Dog stress toys will allow your dog to associate the stressful situations with a fun experience. When they get used it, they won’t be affected by the negative stimuli.
4. Use a Dog Anxiety Vest
The anxiety vest is worn over the dog’s torso. It applies pleasure when the dog gets anxious or nervous. Just like the baby interprets swaddling, the dog also interprets the pressure the same way.
It has proven to be very comforting for dogs. It also helps minimize the dog’s involuntary shivering and assist the dog feel calmer. Check out our roundup of the best anxiety vests for dogs for more suggestions.
5. Play Classic Music
Playing classical music quietly will soothe your dog.
7. Mask Your Reactions
Dogs mimic our own emotions. They see themselves as a member of your pack. If you are anxious, fearful or stressed, the dog senses it, and it gets passed down to them. Dogs adopt the same emotional state as their owners.
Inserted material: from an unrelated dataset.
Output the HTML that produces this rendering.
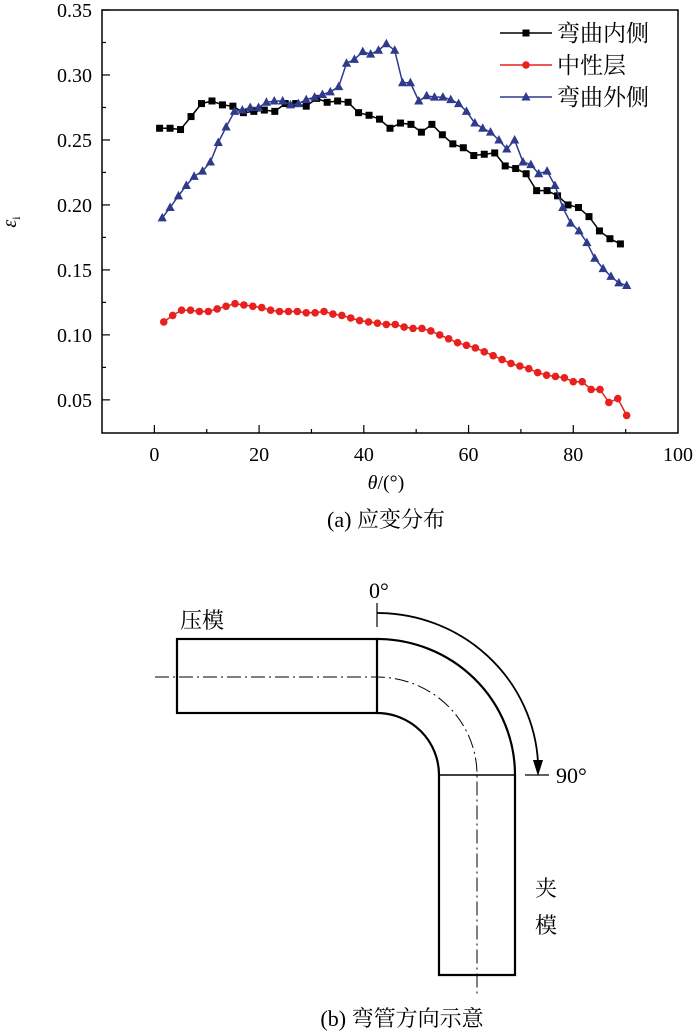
<!DOCTYPE html>
<html><head><meta charset="utf-8"><style>
html,body{margin:0;padding:0;background:#fff;}
svg{display:block;font-family:"Liberation Serif","Noto Serif CJK SC","Noto Sans CJK SC",serif;}
</style></head><body>
<svg id="root" width="700" height="1032" viewBox="0 0 700 1032">
<g id="chart"></g>
<g id="diagram" fill="none" stroke="#000">
  <rect x="177" y="639" width="200" height="74" stroke-width="2.2"/>
  <path d="M377 639 A138 136 0 0 1 515 775 L515 975 L439 975 L439 775 A62 62 0 0 0 377 713" stroke-width="2.2"/>
  <line x1="439" y1="775" x2="515" y2="775" stroke-width="1.5"/>
  <path d="M155 677 L377 677 A100 98 0 0 1 477 775 L477 997" stroke-width="1" stroke-dasharray="14,4,2,4"/>
  <line x1="377" y1="603" x2="377" y2="627" stroke-width="1.2"/>
  <line x1="525" y1="775" x2="549" y2="775" stroke-width="1.2"/>
  <path d="M377 613 A161 158 0 0 1 538 762" stroke-width="1.8"/>
  <path d="M533 760 L543 760 L538 776 Z" fill="#000" stroke="none"/>
</g>
<g font-size="22" fill="#000">
  <text x="369" y="598">0°</text>
  <text x="556" y="783">90°</text>
  <text x="180" y="628">压模</text>
  <text x="535" y="896">夹</text>
  <text x="535" y="933">模</text>
  <text x="386" y="527" text-anchor="middle">(a) 应变分布</text>
  <text x="402" y="1026" text-anchor="middle">(b) 弯管方向示意</text>
</g>
</svg>
<script>
const xTicks=[0,20,40,60,80,100];
const yTicks=[0.05,0.10,0.15,0.20,0.25,0.30,0.35];
const yTickLabels=["0.05","0.10","0.15","0.20","0.25","0.30","0.35"];
const seriesNames=["弯曲内侧","中性层","弯曲外侧"];
const innerTheta=[1,3,5,7,9,11,13,15,17,19,21,23,25,27,29,31,33,35,37,39,41,43,45,47,49,51,53,55,57,59,61,63,65,67,69,71,73,75,77,79,81,83,85,87,89];
const innerVals=[0.259,0.259,0.258,0.268,0.278,0.280,0.277,0.276,0.271,0.272,0.273,0.272,0.278,0.278,0.276,0.282,0.279,0.280,0.279,0.271,0.269,0.266,0.259,0.263,0.262,0.256,0.262,0.254,0.247,0.244,0.238,0.239,0.240,0.230,0.228,0.224,0.211,0.211,0.207,0.200,0.198,0.191,0.180,0.174,0.170];
const neutralTheta=[1.8,3.5,5.2,6.9,8.6,10.3,12.0,13.7,15.4,17.1,18.8,20.5,22.2,23.9,25.6,27.3,29.0,30.7,32.4,34.1,35.8,37.5,39.2,40.9,42.6,44.3,46.0,47.7,49.4,51.1,52.8,54.5,56.2,57.9,59.6,61.3,63.0,64.7,66.4,68.1,69.8,71.5,73.2,74.9,76.6,78.3,80.0,81.7,83.4,85.1,86.8,88.5,90.2];
const neutralVals=[0.110,0.115,0.119,0.119,0.118,0.118,0.120,0.122,0.124,0.123,0.122,0.121,0.119,0.118,0.118,0.118,0.117,0.117,0.118,0.116,0.115,0.113,0.111,0.110,0.109,0.108,0.108,0.106,0.105,0.105,0.103,0.100,0.097,0.094,0.092,0.090,0.087,0.084,0.081,0.078,0.076,0.074,0.071,0.069,0.068,0.067,0.064,0.064,0.058,0.058,0.048,0.051,0.038];
const outerTheta=[1.5,3.0,4.6,6.1,7.6,9.2,10.7,12.2,13.7,15.3,16.8,18.3,19.9,21.4,22.9,24.5,26.0,27.5,29.0,30.6,32.1,33.6,35.2,36.7,38.2,39.8,41.3,42.8,44.3,45.9,47.4,48.9,50.5,52.0,53.5,55.1,56.6,58.1,59.6,61.2,62.7,64.2,65.8,67.3,68.8,70.4,71.9,73.4,75.0,76.5,78.0,79.5,81.1,82.6,84.1,85.7,87.2,88.7,90.2];
const outerVals=[0.190,0.198,0.207,0.215,0.222,0.226,0.233,0.248,0.260,0.272,0.273,0.275,0.275,0.279,0.280,0.280,0.277,0.278,0.281,0.283,0.285,0.287,0.291,0.309,0.312,0.318,0.316,0.319,0.324,0.319,0.294,0.294,0.280,0.284,0.283,0.283,0.281,0.278,0.272,0.263,0.259,0.256,0.250,0.243,0.250,0.233,0.231,0.224,0.226,0.215,0.198,0.186,0.180,0.171,0.159,0.151,0.145,0.140,0.138];

const NS="http://www.w3.org/2000/svg";
const L=102,R=678,T=10,B=433;
const xMin=-10,xMax=100,yMin=0.0245,yMax=0.35;
function X(v){return L+(v-xMin)/(xMax-xMin)*(R-L);}
function Y(v){return B-(v-yMin)/(yMax-yMin)*(B-T);}
const g=document.getElementById('chart');
function mk(tag,attrs,parent){const e=document.createElementNS(NS,tag);for(const k in attrs)e.setAttribute(k,attrs[k]);(parent||g).appendChild(e);return e;}

const frame=mk('rect',{x:L,y:T,width:R-L,height:B-T,fill:'none',stroke:'#000','stroke-width':1.5});



xTicks.forEach((t,i)=>{
  const x=X(t);
  if(t<100){
    const tk=mk('line',{x1:x,y1:B,x2:x,y2:B-8,stroke:'#000','stroke-width':1.2});
    
    
    const mt=mk('line',{x1:X(t+10),y1:B,x2:X(t+10),y2:B-4,stroke:'#000','stroke-width':1.2});
    
    
  }
  const lb=mk('text',{x:x,y:B+28,'text-anchor':'middle','font-size':20});
  lb.textContent=String(t);
  
  
});
yTicks.forEach((t,i)=>{
  const y=Y(t);
  const tk=mk('line',{x1:L,y1:y,x2:L+8,y2:y,stroke:'#000','stroke-width':1.2});
  
  
  if(i<yTicks.length-1){
    const ym=Y(t+0.025);
    const mt=mk('line',{x1:L,y1:ym,x2:L+4,y2:ym,stroke:'#000','stroke-width':1.2});
    
    
  }
  const lb=mk('text',{x:L-10,y:y+7,'text-anchor':'end','font-size':20});
  lb.textContent=yTickLabels[i];
  
  
});
const xt=mk('text',{x:386,y:B+56,'text-anchor':'middle','font-size':20});
xt.innerHTML='<tspan font-style="italic">θ</tspan>/(°)';


const yt=mk('text',{x:0,y:0,'font-size':20,'font-style':'italic',transform:'translate(16,222) rotate(-90)','text-anchor':'middle'});
yt.innerHTML='ε<tspan font-size="12" dy="4" font-style="normal">i</tspan>';



function marker(type,cx,cy,color,parent){
  let e;
  if(type==='sq') e=mk('rect',{x:cx-3.5,y:cy-3.5,width:7,height:7,fill:color},parent);
  else if(type==='ci') e=mk('circle',{cx:cx,cy:cy,r:3.8,fill:color},parent);
  else e=mk('path',{d:`M${cx} ${cy-5} L${cx+4.6} ${cy+3.5} L${cx-4.6} ${cy+3.5} Z`,fill:color},parent);
  return e;
}
const series=[
 {th:innerTheta,v:innerVals,c:'#000000',m:'sq',n:'inner-side'},
 {th:neutralTheta,v:neutralVals,c:'#e8211e',m:'ci',n:'neutral-layer'},
 {th:outerTheta,v:outerVals,c:'#2e3a8c',m:'tr',n:'outer-side'}
];
series.forEach(s=>{
  const sg=mk('g',{});
  
  
  const pts=s.th.map((t,i)=>X(t).toFixed(1)+','+Y(s.v[i]).toFixed(1)).join(' ');
  const pl=mk('polyline',{points:pts,fill:'none',stroke:s.c,'stroke-width':1.5},sg);
  
  
  s.th.forEach((t,i)=>{
    const m=marker(s.m,X(t),Y(s.v[i]),s.c,sg);
    
    
  });
});
// legend
const lg=mk('g',{});


series.forEach((s,i)=>{
  const y=33+i*32;
  const ln=mk('line',{x1:500,y1:y,x2:552,y2:y,stroke:s.c,'stroke-width':1.5},lg);
  
  
  const m=marker(s.m,526,y,s.c,lg);
  
  
  const tx=mk('text',{x:557,y:y+8,'font-size':23},lg);
  tx.textContent=seriesNames[i];
  
  
});
</script>
</body></html>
The best thing is not to let the emotions show. Take deep breaths, counting and exhaling slowly and deliberately. If you react every time you hear loud noises or thunder, your dog will think it’s something to fear.
8. Zylkene Supplement
Zylkene is a supplement that contains a protein that is extracted from milk that acts as a calming agent. It is prescribed to be given twice daily, and it has shown to calm dogs during trips to the vet, during a thunderstorm or stays at the kennel.
If your dog gets particularly stressed or anxious and your vet recommends it, consider giving Zylkene a try. You can order it on Amazon.
9. Pheromone Diffusers
These are chemical messengers given off by the dog’s mother when it’s nursing to reassure the puppy of safety and security.
There are synthetic versions of the chemical known as Dog Appeasing Pheromones. They are available at pet stores or online. Attach them to the dog’s collar or plug them into the wall and they will calm your dog.
Diagnosis of Stress in Dogs
Taking your dog to the veterinarian allows him or her to rule out other conditions that might be causing such behaviors, like thyroid or brain disease, which can be caused by exposure to toxic substances like lead. Blood tests rule out such possibilities.
The veterinarian can prescribe medication for anxiety, phobia or simple fears. The vet will also make recommendations that will suit your dog depending on the triggers and types of behavioral techniques that you can use to alleviate your dog’s stress and anxieties.
You know your dog better than anyone else does. Over time, you can distinguish your dog’s change of behavior just by learning their demeanor. Know what triggers some of these signs in your dog.
If need be, get a behavior consultant, not a dog trainer, who will work both for you and your dog. Finding the right person to assist will help you be more relaxed. A trained consultant will assess your dog and give you in depth alternatives that will help alleviate your dog’s stress.